Question

A parachutist jumps from a helicopter. It falls freely for 2 sec. Then he opens parachute which produces retardation of 3 m/s\(^2\). When his height from ground is 10 m his velocity is 5 m/s. Find his initial height from ground.

• A. 90 m
• B. 82 m
• C. 92.5 m
• D. 100 m

Hint:

For multi-stage motion problems, it is crucial to clearly define the initial and final conditions for each stage. The final velocity of one stage becomes the initial velocity for the next.

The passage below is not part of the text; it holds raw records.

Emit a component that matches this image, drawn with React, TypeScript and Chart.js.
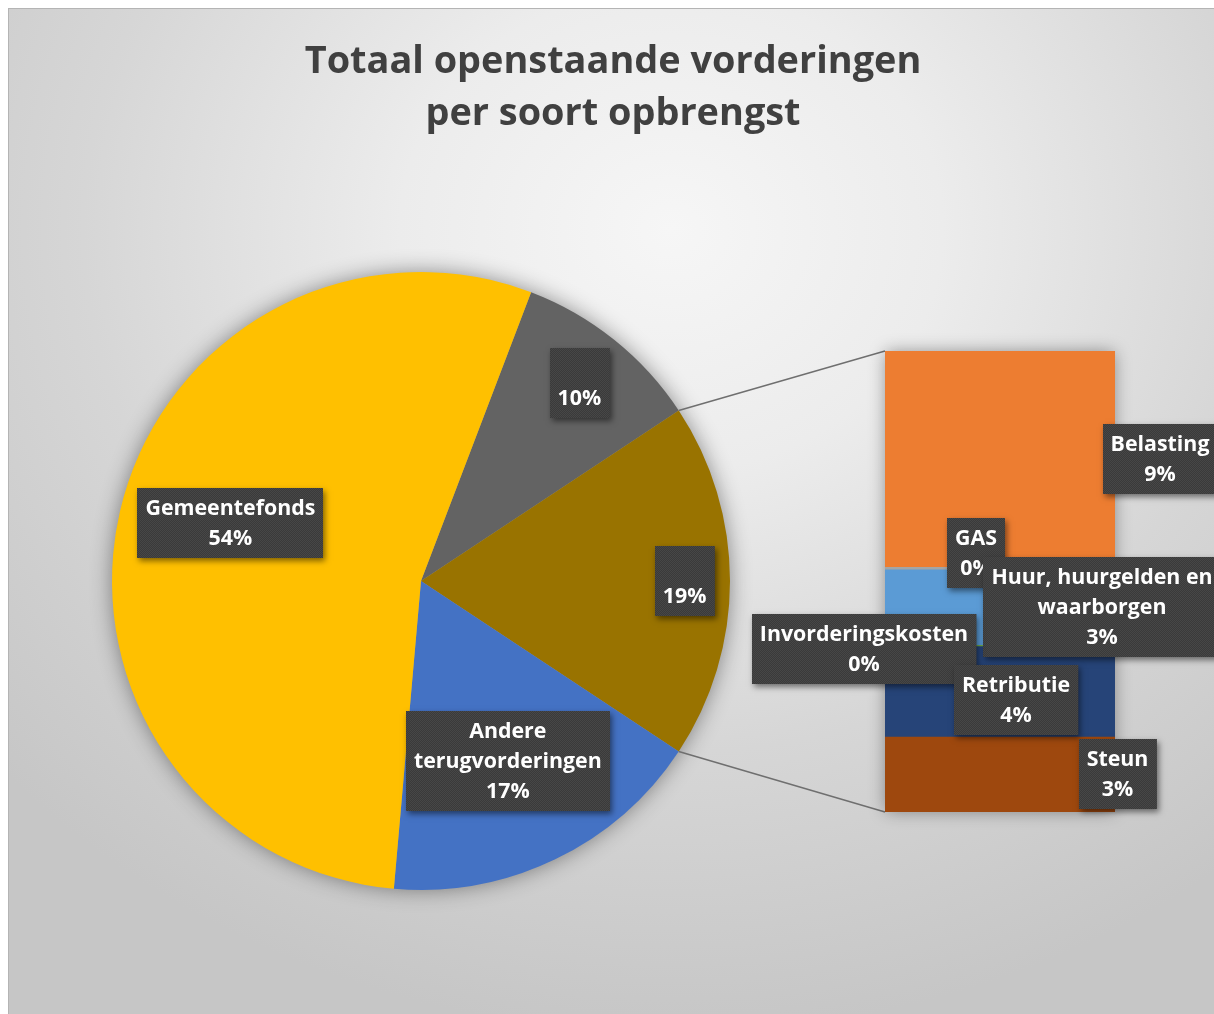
import React, { useEffect, useRef } from "react";
import { Chart, registerables } from "chart.js";

Chart.register(...registerables);

// ---------- data ----------
const TITLE_LINES = ["Totaal openstaande vorderingen", "per soort opbrengst"];

// main pie categories (clockwise, the "other" group is inserted after the first one)
const MAIN_LABELS = ["", "Andere terugvorderingen", "Gemeentefonds"];
const MAIN_VALUES = [9.9, 17.1, 54.4];
const MAIN_COLORS = ["#636363", "#4472C4", "#FFC000"];

// split-off group shown in the bar (top to bottom)
const SUB_LABELS = [
  "Belasting",
  "GAS",
  "Huur, huurgelden en waarborgen",
  "Invorderingskosten",
  "Retributie",
  "Steun",
];
const SUB_VALUES = [8.7, 0.1, 3.05, 0.05, 3.65, 3.05];
const SUB_COLORS = ["#ED7D31", "#A5A5A5", "#5B9BD5", "#70AD47", "#264478", "#9E480E"];
const OTHER_LABEL = "";
const OTHER_COLOR = "#997300";

// ---------- layout / style ----------
const W = 1206;
const H = 1006;
const FAMILY = "'Open Sans', Lato, sans-serif";
const TITLE_TARGET_WIDTH = 617;
const LABEL_TARGET_WIDTH = 170; // width of "Gemeentefonds"
const PIE_LABEL_POS = [
  { r: 0.82, dx: 0, dy: 0 },
  { r: 0.853, dx: 0, dy: 0 },
  { r: 0.647, dx: 0, dy: 0 },
  { r: 0.643, dx: 3, dy: -13 },
];
const SUB_LABEL_OFFSET = [
  [160, 0],
  [-24, -14.5],
  [102, 0],
  [-136, 4],
  [16, 8.5],
  [117.5, 0],
];

function sum(a: number[]) {
  return a.reduce((s, v) => s + v, 0);
}

export default function App() {
  const pieRef = useRef<HTMLCanvasElement>(null);
  const barRef = useRef<HTMLCanvasElement>(null);

  useEffect(() => {
    document.documentElement.style.overflow = "hidden";
    const pc = pieRef.current!;
    const bc = barRef.current!;

    const subTotal = sum(SUB_VALUES);
    const grandTotal = sum(MAIN_VALUES) + subTotal;
    const pct = (v: number) => Math.round((v / grandTotal) * 100) + "%";

    const mctx = pc.getContext("2d")!;
    mctx.font = `bold 100px ${FAMILY}`;
    const titleSize = (100 * TITLE_TARGET_WIDTH) / mctx.measureText(TITLE_LINES[0]).width;
    const labelScale = LABEL_TARGET_WIDTH / mctx.measureText("Gemeentefonds").width;
    const labelSize = 100 * labelScale;
    const labelFont = `bold ${labelSize}px ${FAMILY}`;
    const wrapWidth = 225;
    const lineH = 30;
    const padX = 8;
    const padY = 5;

    // texture pattern for label boxes
    const pcv = document.createElement("canvas");
    pcv.width = 2;
    pcv.height = 2;
    const pctx = pcv.getContext("2d")!;
    pctx.fillStyle = "#3a3a3a";
    pctx.fillRect(0, 0, 2, 2);
    pctx.fillStyle = "#474747";
    pctx.fillRect(0, 0, 1, 1);
    pctx.fillRect(1, 1, 1, 1);

    const wrap = (ctx: CanvasRenderingContext2D, text: string) => {
      if (!text) return [""];
      const words = text.split(" ");
      const lines: string[] = [];
      let cur = "";
      for (const w of words) {
        const t = cur ? cur + " " + w : w;
        if (cur && ctx.measureText(t).width > wrapWidth) {
          lines.push(cur);
          cur = w;
        } else cur = t;
      }
      if (cur) lines.push(cur);
      return lines;
    };

    const drawLabel = (ctx: CanvasRenderingContext2D, cx: number, cy: number, name: string, value: string) => {
      ctx.save();
      ctx.font = labelFont;
      const lines = [...wrap(ctx, name), value];
      const w = Math.max(...lines.map((l) => ctx.measureText(l).width)) + padX * 2;
      const h = lines.length * lineH + padY * 2;
      const x = Math.round(cx - w / 2);
      const y = Math.round(cy - h / 2);
      ctx.shadowColor = "rgba(0,0,0,0.5)";
      ctx.shadowBlur = 6;
      ctx.shadowOffsetX = 2;
      ctx.shadowOffsetY = 3;
      ctx.fillStyle = "#404040";
      ctx.fillRect(x, y, w, h);
      ctx.shadowColor = "transparent";
      ctx.fillStyle = ctx.createPattern(pcv, "repeat")!;
      ctx.fillRect(x, y, w, h);
      ctx.fillStyle = "#ffffff";
      ctx.textAlign = "center";
      ctx.textBaseline = "middle";
      lines.forEach((l, i) => ctx.fillText(l, cx, y + padY + lineH * (i + 0.5) + 1));
      ctx.restore();
    };

    const pieLabels = [MAIN_LABELS[0], OTHER_LABEL, ...MAIN_LABELS.slice(1)];
    const pieValues = [MAIN_VALUES[0], subTotal, ...MAIN_VALUES.slice(1)];
    const pieColors = [MAIN_COLORS[0], OTHER_COLOR, ...MAIN_COLORS.slice(1)];
    // Excel centres the split-off slice on the right side
    const rotation = 90 - (MAIN_VALUES[0] / grandTotal) * 360 - ((subTotal / grandTotal) * 360) / 2;

    const piePlugin = {
      id: "pieExtras",
      beforeDatasetsDraw(chart: any) {
        const arc = chart.getDatasetMeta(0).data[0];
        if (!arc) return;
        const ctx = chart.ctx;
        ctx.save();
        ctx.shadowColor = "rgba(0,0,0,0.45)";
        ctx.shadowBlur = 22;
        ctx.fillStyle = "#999";
        ctx.beginPath();
        ctx.arc(arc.x, arc.y, arc.outerRadius - 1, 0, Math.PI * 2);
        ctx.fill();
        ctx.restore();
      },
      afterDatasetsDraw(chart: any) {
        const ctx = chart.ctx;
        const arcs = chart.getDatasetMeta(0).data;
        arcs.forEach((arc: any, i: number) => {
          const mid = (arc.startAngle + arc.endAngle) / 2;
          const p = PIE_LABEL_POS[i];
          const cx = arc.x + Math.cos(mid) * arc.outerRadius * p.r + p.dx;
          const cy = arc.y + Math.sin(mid) * arc.outerRadius * p.r + p.dy;
          drawLabel(ctx, cx, cy, pieLabels[i], pct(pieValues[i]));
        });
        // title
        ctx.save();
        ctx.font = `bold ${titleSize}px ${FAMILY}`;
        ctx.fillStyle = "#404040";
        ctx.textAlign = "center";
        ctx.textBaseline = "alphabetic";
        ctx.fillText(TITLE_LINES[0], chart.width / 2 + 2, 65);
        ctx.fillText(TITLE_LINES[1], chart.width / 2 + 2, 117);
        ctx.restore();
      },
    };

    const pieChart = new Chart(pc, {
      type: "pie",
      data: {
        labels: pieLabels,
        datasets: [
          {
            data: pieValues,
            backgroundColor: pieColors,
            borderWidth: 0,
            hoverOffset: 0,
          },
        ],
      },
      options: {
        responsive: false,
        animation: false,
        devicePixelRatio: 1,
        events: [],
        rotation,
        layout: { padding: { left: 104, top: 264, right: 484, bottom: 124 } },
        plugins: { legend: { display: false }, tooltip: { enabled: false }, title: { display: false } },
      },
      plugins: [piePlugin],
    } as any);

    const barPlugin = {
      id: "barExtras",
      beforeDatasetsDraw(chart: any) {
        const ctx = chart.ctx;
        const yS = chart.scales.y;
        const first = chart.getDatasetMeta(0).data[0];
        if (!first) return;
        const left = first.x - first.width / 2;
        const right = first.x + first.width / 2;
        const top = yS.getPixelForValue(0);
        const bottom = yS.getPixelForValue(subTotal);
        // connectors from the split slice
        const arc: any = pieChart.getDatasetMeta(0).data[1];
        const R = arc.outerRadius;
        const p1 = [arc.x + R * Math.cos(arc.startAngle), arc.y + R * Math.sin(arc.startAngle)];
        const p2 = [arc.x + R * Math.cos(arc.endAngle), arc.y + R * Math.sin(arc.endAngle)];
        ctx.save();
        ctx.strokeStyle = "#6f6f6f";
        ctx.lineWidth = 1.5;
        ctx.beginPath();
        ctx.moveTo(p1[0], p1[1]);
        ctx.lineTo(left, top);
        ctx.moveTo(p2[0], p2[1]);
        ctx.lineTo(left, bottom);
        ctx.stroke();
        ctx.shadowColor = "rgba(0,0,0,0.4)";
        ctx.shadowBlur = 16;
        ctx.fillStyle = "#999";
        ctx.fillRect(left + 1, top + 1, right - left - 2, bottom - top - 2);
        ctx.restore();
      },
      afterDatasetsDraw(chart: any) {
        const ctx = chart.ctx;
        SUB_LABELS.forEach((name, i) => {
          const el: any = chart.getDatasetMeta(i).data[0];
          const cx = el.x + SUB_LABEL_OFFSET[i][0];
          const cy = (el.y + el.base) / 2 + SUB_LABEL_OFFSET[i][1];
          drawLabel(ctx, cx, cy, name, pct(SUB_VALUES[i]));
        });
      },
    };

    const barChart = new Chart(bc, {
      type: "bar",
      data: {
        labels: [""],
        datasets: SUB_LABELS.map((l, i) => ({
          label: l,
          data: [SUB_VALUES[i]],
          backgroundColor: SUB_COLORS[i],
          borderWidth: 0,
          barPercentage: 1,
          categoryPercentage: 1,
        })),
      },
      options: {
        responsive: false,
        animation: false,
        devicePixelRatio: 1,
        events: [],
        layout: { padding: { left: 877, right: 99, top: 343, bottom: 202 } },
        scales: {
          x: { display: false, stacked: true },
          y: { display: false, stacked: true, reverse: true, min: 0, max: subTotal },
        },
        plugins: { legend: { display: false }, tooltip: { enabled: false } },
      },
      plugins: [barPlugin],
    } as any);

    return () => {
      barChart.destroy();
      pieChart.destroy();
    };
  }, []);

  return (
    <div
      style={{
        position: "fixed",
        left: 8,
        top: 8,
        width: W,
        height: H,
        overflow: "hidden",
        background:
          "radial-gradient(ellipse 75% 80% at 55% 22%, #f6f6f6 0%, #ececec 30%, #d6d6d6 65%, #c6c6c6 100%)",
        boxShadow: "inset 1px 1px 0 #b4b4b4",
      }}
    >
      <canvas ref={pieRef} width={W} height={H} style={{ position: "absolute", left: 0, top: 0 }} />
      <canvas ref={barRef} width={W} height={H} style={{ position: "absolute", left: 0, top: 0 }} />
    </div>
  );
}
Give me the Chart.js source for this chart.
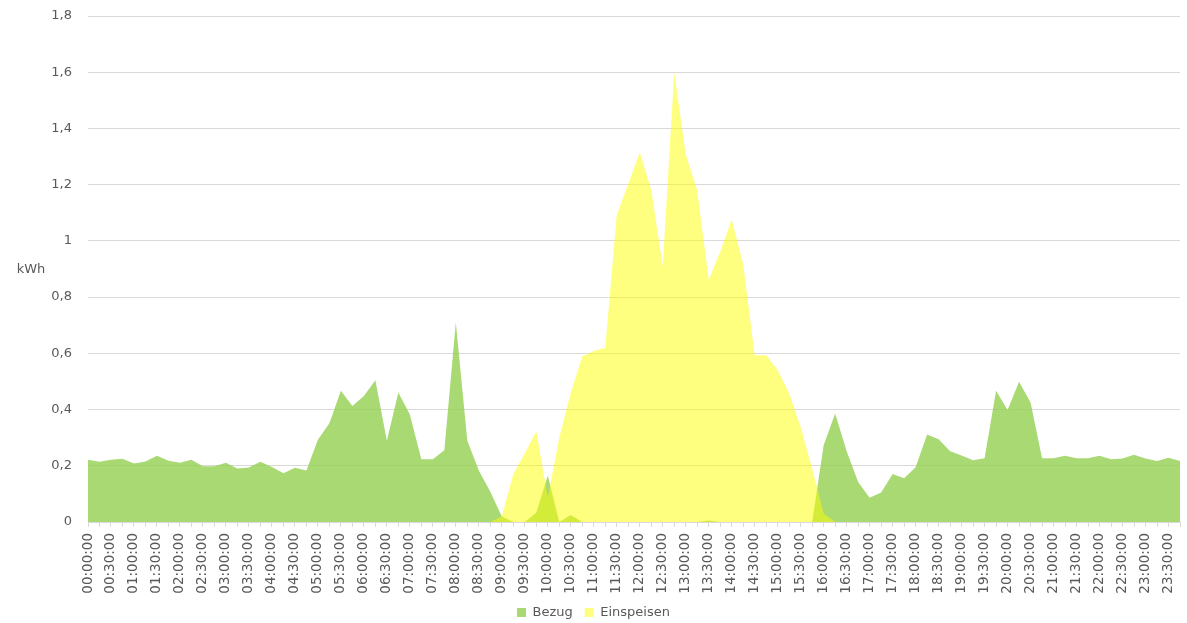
<!DOCTYPE html>
<html lang="de">
<head>
<meta charset="utf-8">
<title>Bezug / Einspeisen</title>
<script src="https://cdn.jsdelivr.net/npm/chart.js@4/dist/chart.umd.min.js"></script>
<style>
  html, body { margin: 0; padding: 0; background: #fff; }
  #wrap { width: 1187px; height: 623px; }
</style>
</head>
<body>
<div id="wrap"><canvas id="chart" width="1187" height="623"></canvas></div>
<script>
// 15-Minuten-Werte eines Tages (kWh)
const zeiten = [
  "00:00:00","00:15:00","00:30:00","00:45:00","01:00:00","01:15:00","01:30:00","01:45:00",
  "02:00:00","02:15:00","02:30:00","02:45:00","03:00:00","03:15:00","03:30:00","03:45:00",
  "04:00:00","04:15:00","04:30:00","04:45:00","05:00:00","05:15:00","05:30:00","05:45:00",
  "06:00:00","06:15:00","06:30:00","06:45:00","07:00:00","07:15:00","07:30:00","07:45:00",
  "08:00:00","08:15:00","08:30:00","08:45:00","09:00:00","09:15:00","09:30:00","09:45:00",
  "10:00:00","10:15:00","10:30:00","10:45:00","11:00:00","11:15:00","11:30:00","11:45:00",
  "12:00:00","12:15:00","12:30:00","12:45:00","13:00:00","13:15:00","13:30:00","13:45:00",
  "14:00:00","14:15:00","14:30:00","14:45:00","15:00:00","15:15:00","15:30:00","15:45:00",
  "16:00:00","16:15:00","16:30:00","16:45:00","17:00:00","17:15:00","17:30:00","17:45:00",
  "18:00:00","18:15:00","18:30:00","18:45:00","19:00:00","19:15:00","19:30:00","19:45:00",
  "20:00:00","20:15:00","20:30:00","20:45:00","21:00:00","21:15:00","21:30:00","21:45:00",
  "22:00:00","22:15:00","22:30:00","22:45:00","23:00:00","23:15:00","23:30:00","23:45:00"
];

const bezug = [
  0.221, 0.214, 0.221, 0.225, 0.208, 0.215, 0.236, 0.218,
  0.211, 0.221, 0.198, 0.198, 0.211, 0.190, 0.194, 0.214,
  0.196, 0.173, 0.193, 0.183, 0.293, 0.351, 0.467, 0.413,
  0.448, 0.504, 0.289, 0.461, 0.382, 0.223, 0.223, 0.255,
  0.710, 0.289, 0.183, 0.108, 0.020, 0, 0, 0.033,
  0.165, 0, 0.025, 0, 0, 0, 0, 0,
  0, 0, 0, 0, 0, 0, 0.005, 0,
  0, 0, 0, 0, 0, 0, 0, 0,
  0.273, 0.386, 0.252, 0.142, 0.086, 0.105, 0.171, 0.156,
  0.195, 0.311, 0.294, 0.252, 0.237, 0.220, 0.227, 0.467,
  0.398, 0.499, 0.425, 0.227, 0.227, 0.236, 0.227, 0.227,
  0.236, 0.223, 0.226, 0.239, 0.226, 0.217, 0.229, 0.217
];

const einspeisen = [
  0, 0, 0, 0, 0, 0, 0, 0,
  0, 0, 0, 0, 0, 0, 0, 0,
  0, 0, 0, 0, 0, 0, 0, 0,
  0, 0, 0, 0, 0, 0, 0, 0,
  0, 0, 0, 0, 0.020, 0.171, 0.245, 0.323,
  0.087, 0.300, 0.460, 0.589, 0.608, 0.620, 1.092, 1.202,
  1.315, 1.181, 0.910, 1.600, 1.308, 1.178, 0.862, 0.961,
  1.076, 0.917, 0.593, 0.593, 0.540, 0.458, 0.338, 0.190,
  0.030, 0, 0, 0, 0, 0, 0, 0,
  0, 0, 0, 0, 0, 0, 0, 0,
  0, 0, 0, 0, 0, 0, 0, 0,
  0, 0, 0, 0, 0, 0, 0, 0
];

const yMin = 0;
const yMax = 1.8;
const yStep = 0.2;

const textColor = "#595959";
const gridColor = "#d9d9d9";
const schrift = "'DejaVu Sans', sans-serif";

// Achsentitel "kWh" waagerecht links
const kwhTitel = {
  id: "kwhTitel",
  afterDraw(chart) {
    const ctx = chart.ctx;
    ctx.save();
    ctx.font = "13px " + schrift;
    ctx.fillStyle = textColor;
    ctx.textAlign = "center";
    ctx.textBaseline = "middle";
    ctx.fillText("kWh", 31, 270);
    ctx.restore();
  }
};

new Chart(document.getElementById("chart"), {
  type: "line",
  data: {
    labels: zeiten,
    datasets: [
      // Einspeisen zuerst -> wird oben gezeichnet
      {
        label: "Einspeisen",
        data: einspeisen,
        backgroundColor: "rgba(255, 255, 0, 0.5)",
        borderWidth: 0,
        pointRadius: 0,
        fill: "origin",
        tension: 0
      },
      {
        label: "Bezug",
        data: bezug,
        backgroundColor: "rgba(146, 208, 80, 0.8)",
        borderWidth: 0,
        pointRadius: 0,
        fill: "origin",
        tension: 0
      }
    ]
  },
  options: {
    responsive: false,
    animation: false,
    layout: { padding: { top: 16, right: 0, left: 0, bottom: -6 } },
    plugins: {
      tooltip: { enabled: false },
      legend: {
        position: "bottom",
        reverse: true,
        labels: {
          color: textColor,
          font: { family: schrift, size: 13 },
          boxWidth: 9,
          boxHeight: 9,
          padding: 12
        }
      }
    },
    scales: {
      x: {
        offset: false,
        afterFit: (s) => { s.height = 72; s.paddingRight = 7; s.paddingLeft = 0; },
        grid: {
          drawOnChartArea: false,
          drawTicks: true,
          tickLength: 5,
          color: gridColor
        },
        border: { display: true, color: gridColor },
        ticks: {
          autoSkip: false,
          maxRotation: 90,
          minRotation: 90,
          padding: 6,
          color: textColor,
          font: { family: schrift, size: 13.5 },
          callback: (v, i) => (i % 2 === 0 ? zeiten[i] : "")
        }
      },
      y: {
        min: yMin,
        max: yMax,
        afterFit: (s) => { s.width = 88; s.paddingTop = 0; s.paddingBottom = 0; },
        grid: { color: gridColor, drawTicks: false },
        border: { display: false },
        ticks: {
          stepSize: yStep,
          padding: 16,
          color: textColor,
          font: { family: schrift, size: 13 },
          callback: (v) => String(Math.round(v * 10) / 10).replace(".", ",")
        }
      }
    }
  },
  plugins: [kwhTitel]
});
</script>
</body>
</html>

Draw a simple diagram to visualize the different parts of the journey.

Answer 1

The Correct Option is C

Step 1: Understanding the Question:
The motion of the parachutist is divided into two distinct phases of constant acceleration, followed by a final position. We need to find the total initial height by summing the distances covered in each phase and the final height above the ground. We will assume \(g = 10 \text{ m/s}^2\).
Step 2: Key Formula or Approach:
We will use the equations of motion for constant acceleration:
- \(v = u + at\)
- \(s = ut + \frac{1}{2}at^2\)
- \(v^2 = u^2 + 2as\)
Step 3: Detailed Explanation:
Phase 1: Free Fall
- Initial velocity, \(u_1 = 0\).
- Time, \(t_1 = 2\) s.
- Acceleration, \(a_1 = g = 10 \text{ m/s}^2\).
The distance fallen during this phase is \(S_1\):
\[ S_1 = u_1t_1 + \frac{1}{2}a_1t_1^2 = 0 + \frac{1}{2}(10)(2)^2 = 20 \text{ m} \] The velocity at the end of this phase is \(v_1\):
\[ v_1 = u_1 + a_1t_1 = 0 + (10)(2) = 20 \text{ m/s} \] Phase 2: Parachute Open (Retardation)
- Initial velocity for this phase, \(u_2 = v_1 = 20 \text{ m/s}\).
- Acceleration, \(a_2 = -3 \text{ m/s}^2\) (retardation).
- Final velocity for this phase, \(v_2 = 5 \text{ m/s}\).
The distance fallen during this phase is \(S_2\). We use the third equation of motion:
\[ v_2^2 = u_2^2 + 2a_2S_2 \] \[ (5)^2 = (20)^2 + 2(-3)S_2 \] \[ 25 = 400 - 6S_2 \] \[ 6S_2 = 400 - 25 = 375 \] \[ S_2 = \frac{375}{6} = 62.5 \text{ m} \] Total Initial Height
This second phase ends when the parachutist is at a height of 10 m from the ground. The total initial height (\(H\)) is the sum of the distances fallen and this final height.
\[ H = S_1 + S_2 + \text{Final Height} \] \[ H = 20 \text{ m} + 62.5 \text{ m} + 10 \text{ m} = 92.5 \text{ m} \] Step 4: Final Answer:
The initial height of the parachutist from the ground was 92.5 m.